Re: Aug. 27 commentary, “Two views: The sad ABCs of the Texas’ A-F school ratings”
It’s a shame that Glenn W. Smith needs to cherry-pick his facts to advance Progress Texas’ agenda of denying Texans school choice.
Had Smith read the Statesman recently, he might have realized that:
• Public school districts will get about 38 percent of their funding from the state in 2019, and can levy local taxes, which public charters don’t (PolitiFact Texas, Aug. 15).
• Public charters, which are public schools, get only 4.5 percent of the state’s $42 billion education budget (Texas Education Agency data).
• Smith neglected the fact that despite only representing 5 percent of the state’s students, charters composed more than a quarter of the schools receiving A’s (Statesman, Aug. 25).
Rather than lamenting the new TEA grading system, Smith might instead focus on the data it yields to learn how we might continue to improve our public schools, both charter and Independent School Districts.
PHILLIP RAMATI, TEXAS CHARTER SCHOOLS ASSOCIATION DIRECTOR OF COMMUNICATIONS, AUSTIN
Re: Aug. 27 commentaries, “Two views: The sad ABCs of the Texas’ A-F school ratings” and “Two views: Why Texas’ A-F school accountability system is working.”

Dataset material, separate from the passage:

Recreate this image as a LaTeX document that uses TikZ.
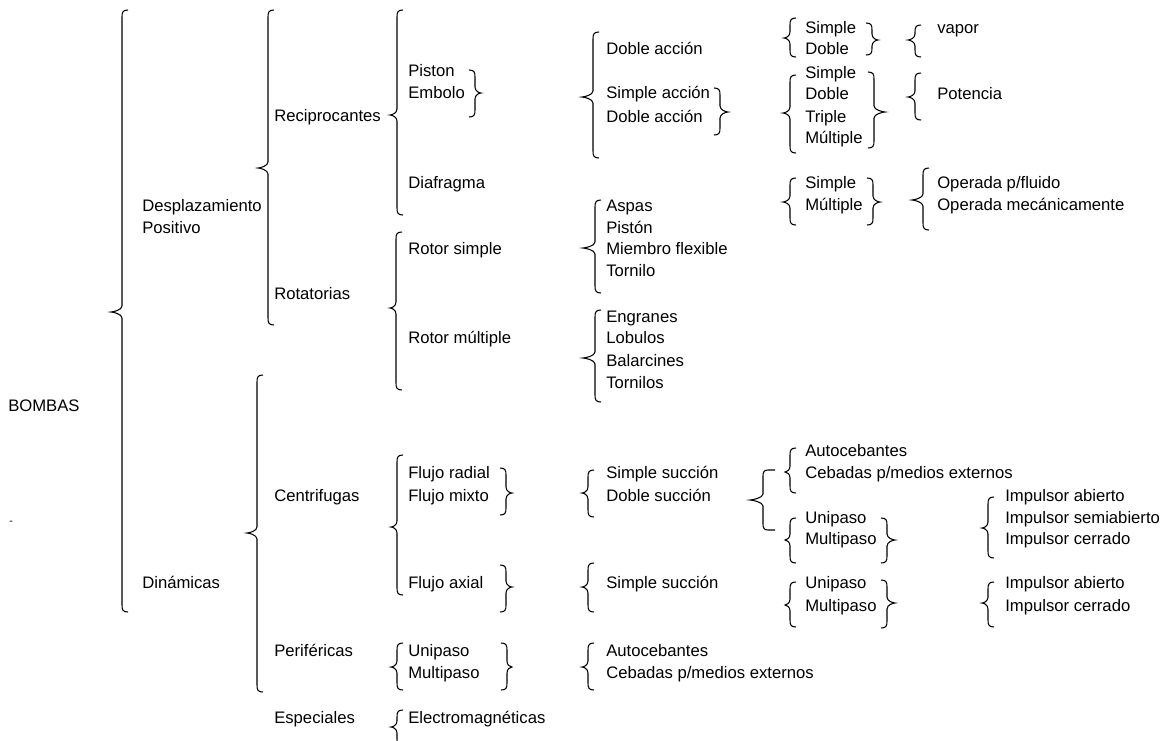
\documentclass[tikz,border=0pt]{standalone}
\usepackage{fontspec}
\setmainfont{Liberation Sans}
\newcommand\mybl[5]{%
 \draw[brc] ({#1+6},#3) .. controls ({#1+1},#3) and (#1,{#3+2}) .. (#1,{#3+7})
   -- (#1,{#4-6}) .. controls (#1,{#4-2}) and ({#2+2},#4) .. (#2,#4)
   .. controls ({#2+2},#4) and (#1,{#4+2}) .. (#1,{#4+6})
   -- (#1,{#5-7}) .. controls (#1,{#5-2}) and ({#1+1},#5) .. ({#1+6},#5);}
\newcommand\mybr[5]{%
 \draw[brc] ({#1-6},#3) .. controls ({#1-1},#3) and (#1,{#3+2}) .. (#1,{#3+7})
   -- (#1,{#4-6}) .. controls (#1,{#4-2}) and ({#2-2},#4) .. (#2,#4)
   .. controls ({#2-2},#4) and (#1,{#4+2}) .. (#1,{#4+6})
   -- (#1,{#5-7}) .. controls (#1,{#5-2}) and ({#1-1},#5) .. ({#1-6},#5);}
\newcommand\lb[4]{\node[lbl] (#1) at (#2,{#3+6}) {#4};}
\begin{document}
\begin{tikzpicture}[x=0.75pt,y=-0.75pt,
  brc/.style={line width=0.8pt,black},
  lbl/.style={anchor=base west,inner sep=0pt,font=\fontsize{12.5}{15}\selectfont}]
\useasboundingbox[fill=white] (0,0) rectangle (1167,740);
% level 0/1
\lb{bombas}{8}{405}{BOMBAS}
\node[lbl,font=\fontsize{8}{9}\selectfont] (dash) at (9,524) {-};
\lb{despl}{142}{205}{Desplazamiento}
\lb{posit}{142}{227}{Positivo}
\lb{dinam}{142}{582}{Dinámicas}
% level 2
\lb{recip}{274}{115}{Reciprocantes}
\lb{rotat}{274}{293}{Rotatorias}
\lb{centr}{274}{495}{Centrifugas}
\lb{perif}{274}{650}{Periféricas}
\lb{espec}{274}{717}{Especiales}
% level 3
\lb{pist}{408}{70}{Piston}
\lb{embo}{408}{92}{Embolo}
\lb{diaf}{408}{182}{Diafragma}
\lb{rsimp}{408}{248}{Rotor simple}
\lb{rmult}{408}{337}{Rotor múltiple}
\lb{frad}{408}{472}{Flujo radial}
\lb{fmix}{408}{495}{Flujo mixto}
\lb{fax}{408}{582}{Flujo axial}
\lb{puni}{408}{650}{Unipaso}
\lb{pmul}{408}{672}{Multipaso}
\lb{elec}{408}{717}{Electromagnéticas}
% level 4
\lb{dacc}{606}{48}{Doble acción}
\lb{sacc}{606}{92}{Simple acción}
\lb{daccb}{606}{116}{Doble acción}
\lb{aspas}{606}{205}{Aspas}
\lb{piston}{606}{227}{Pistón}
\lb{miem}{606}{248}{Miembro flexible}
\lb{torn}{606}{270}{Tornilo}
\lb{engr}{606}{316}{Engranes}
\lb{lobu}{606}{337}{Lobulos}
\lb{bala}{606}{360}{Balarcines}
\lb{torns}{606}{382}{Tornilos}
\lb{ssuc}{606}{472}{Simple succión}
\lb{dsuc}{606}{495}{Doble succión}
\lb{ssucb}{606}{582}{Simple succión}
\lb{pauto}{606}{650}{Autocebantes}
\lb{pceb}{606}{672}{Cebadas p/medios externos}
% level 5
\lb{s1}{805}{27}{Simple}
\lb{d1}{805}{48}{Doble}
\lb{s2}{805}{72}{Simple}
\lb{d2}{805}{93}{Doble}
\lb{t2}{805}{116}{Triple}
\lb{m2}{805}{137}{Múltiple}
\lb{s3}{805}{182}{Simple}
\lb{m3}{805}{204}{Múltiple}
\lb{cauto}{805}{450}{Autocebantes}
\lb{cceb}{805}{472}{Cebadas p/medios externos}
\lb{u1}{805}{517}{Unipaso}
\lb{mp1}{805}{538}{Multipaso}
\lb{u2}{805}{582}{Unipaso}
\lb{mp2}{805}{605}{Multipaso}
% level 6
\lb{vapor}{937}{27}{vapor}
\lb{pot}{937}{93}{Potencia}
\lb{opf}{937}{182}{Operada p/fluido}
\lb{opm}{937}{204}{Operada mecánicamente}
\lb{ia1}{1005}{495}{Impulsor abierto}
\lb{isa1}{1005}{517}{Impulsor semiabierto}
\lb{ic1}{1005}{538}{Impulsor cerrado}
\lb{ia2}{1005}{582}{Impulsor abierto}
\lb{ic2}{1005}{605}{Impulsor cerrado}
% left braces
\mybl{122}{111}{10}{312}{612}
\mybl{268}{258}{10}{168}{325}
\mybl{257}{247}{375}{533}{692}
\mybl{397}{390}{10}{115}{215}
\mybl{396}{390}{232}{308}{390}
\mybl{397}{391}{455}{527}{595}
\mybl{397}{391}{643}{667}{690}
\mybl{397}{391}{710}{727}{746}
\mybl{593}{582}{32}{97}{158}
\mybl{595}{583}{200}{248}{293}
\mybl{595}{583}{310}{358}{402}
\mybl{588}{582}{470}{493}{517}
\mybl{588}{582}{563}{587}{612}
\mybl{588}{582}{643}{667}{690}
\mybl{790}{784}{18}{38}{57}
\mybl{915}{908}{25}{40}{57}
\mybl{790}{783}{75}{113}{153}
\mybl{915}{908}{73}{97}{120}
\mybl{790}{783}{178}{202}{225}
\mybl{923}{912}{168}{200}{230}
\mybl{790}{785}{448}{472}{493}
\mybl{790}{785}{518}{540}{563}
\mybl{988}{982}{497}{528}{558}
\mybl{790}{785}{582}{605}{627}
\mybl{988}{982}{582}{603}{627}
% squared brace after Doble succion
\draw[brc] (775,470) -- (768,470) .. controls (764,470) and (763,472) .. (763,476)
  -- (763,494) .. controls (763,498) and (752,500) .. (750,500)
  .. controls (752,500) and (763,502) .. (763,506)
  -- (763,524) .. controls (763,528) and (764,530) .. (768,530) -- (775,530);
% right braces
\mybr{475}{481}{70}{93}{117}
\mybr{720}{728}{88}{112}{135}
\mybr{872}{878}{23}{40}{55}
\mybr{874}{885}{72}{112}{148}
\mybr{873}{880}{178}{202}{225}
\mybr{506}{512}{468}{493}{515}
\mybr{506}{512}{565}{587}{612}
\mybr{887}{895}{518}{540}{563}
\mybr{887}{895}{580}{603}{628}
\mybr{507}{512}{643}{667}{690}
\end{tikzpicture}
\end{document}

After reading the editorials by Glenn W. Smith and Kara Belew, I think the A-F system is the most effective system available for now. Our public schools are not what they should be. Austin Independent School District’s enrollment is diminishing; administration is questionable; parenting is vague; taxes increase; and nothing seems to change.
The train has been derailed for some time, and we cannot get back on the track. So, maybe, we should give this A-F grading system a chance. We all suffer the mess our public school system is delivering. Our kids deserve to get an education if they want it. Let’s give it a go.
MIKE EDGAR, AUSTIN
Re: Aug. 25 commentary, “Abbott, lawmakers should remove false history from Capitol.”
If the defenders of the Confederate States of America would like to leave the plaque up, perhaps we can compromise. Removal of a few words will correct the errors and allow the plaque to stay in place. I suggest the following (dashes indicate deletions):
“We, therefore, pledge ourselves to preserve pure ideals, to honor our veterans, to study and teach the truths of history (one — of which is that the war between the States was — a rebellion — to sustain slavery) and to always act in a manner that will reflect honor upon our noble and patriotic ancestors.”
I have a grinder and some polish, and I can make the corrections in less than an hour. If someone wants me to get started, please let me know.
WILLIAM DOWER, AUSTIN
It was very refreshing to read the eloquent words of praise and respect from George Bush, Barack Obama and others about the death of Sen. John McCain.
This is in total contrast to the hateful words that spew from the mouth of Donald Trump. To fuel his temper tantrum, he raised the American flag on the White House back to full mast from just after midnight Sunday until Monday afternoon. This outrageous act is the epitome of shameful and disrespectful behavior. This man has no tact, no class, no integrity, and certainly, no dignity.
I, for one, am embarrassed and ashamed that Trump represents my country.
CYNTHIA PREUSS, ROUND ROCK
As we pay tribute to John McCain, many of us lament a bygone era when lawmakers could compromise without being labeled as disloyal or weak. We do ourselves a disservice, however, if we do not recognize that politicians we have empowered have created the environment where “compromise” is a dirty word. Ted Cruz is chief among these people in the Senate, which is why none of his colleagues supported his run for president and few joined him in his crusades to shut down the government to protest budget compromises.
We have a choice: We can elect people like Cruz, who claim to be principled while really only seeking to stir up emotional mobs; or we can choose contemplative leaders like Beto O’Rourke, who seek to unite us behind solutions.
Straight talk. Substance over politics. Integrity. These were hallmarks of the Senate once before — and they can be again.
MICHAEL LANDAUER, GRAPEVINE
What happened to the Republican Party? We have a president who is a huge liar and a promiscuous cheater who is tainted with corruption and collusion.
Most, but not all, Republicans in the Congress, the Senate and the state governments are simple enablers unwilling to acknowledge that the swamp they live and work in is directed by a cesspool of autocrats, filthy-rich people who don’t care about anybody other than themselves, and have discarded traditional conservative values like a lazy smoker throws a cigarette butt out the car window.
Our current president is accused of serious criminal conduct, and most Republicans in power look away or run away rather than take a stand for what’s right for our country. It appears that Rex Tillerson was correct in his assessment of Donald Trump. He just didn’t realize that his assessment also applied to so many others in the Republican Party as well.